There will not be an inquest into the 2010 prison murder of Melbourne gangland figure Carl Williams, a coroner has ruled.
State Coroner Judge Ian Gray said Williams’ death had already been the subject of inquiries from government agencies and other bodies.
Judge Gray said there was no systemic defect he could identify which warranted further probing, and which hadn’t already been the subject of investigation.
“Ultimately I do not identify a legitimate coronial purpose that is likely to be served by holding an inquest,” he said on Wednesday.
The Williams family had requested an inquest, but the call was rejected by the police chief commissioner.
Williams’ father, George Williams, was in the Victorian Coroners Court for the ruling.
Williams was clubbed to death by another inmate using part of an exercise bike.

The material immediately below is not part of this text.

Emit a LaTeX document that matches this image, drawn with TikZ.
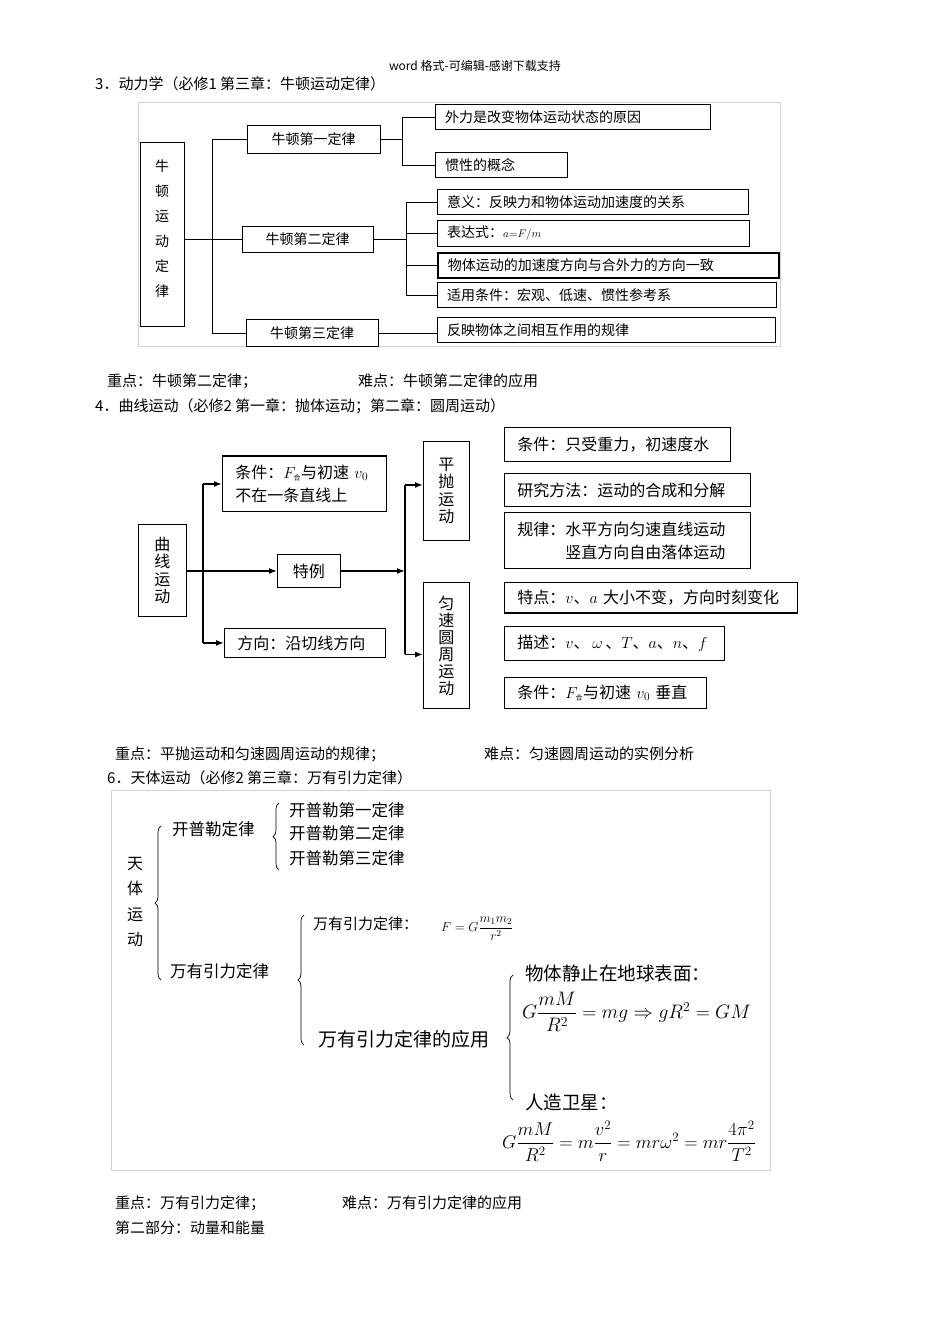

The Victorian Ombudsman later found the prison system had failed in its duty to protect the high-profile prisoner.
Judge Gray said Williams’ death was one of the most investigated incidents in Victoria’s history.
The extensive and comprehensive investigations included the ombudsman’s inquiry.
Fifty-five of the 57 recommendations made by his inquiry had already been implemented, Judge Gray said.
Other inquiries included the criminal trial and conviction of Williams’ killer, a Victoria Police task force review, an Office of Correctional Services review, and an Office of Police Integrity probe into Williams’ handling.
Judge Gray said Williams’ criminal and personal history were not factors in his decision.
Under law, if a person has already been charged with an indictable offence over a death, it is not mandatory for a coroner to stage an inquest.
A coroner also must avoid duplicating inquiries unnecessarily, the judge said in his ruling.
Neither George Williams nor Williams’ ex-wife Roberta Williams spoke to reporters as they left the court.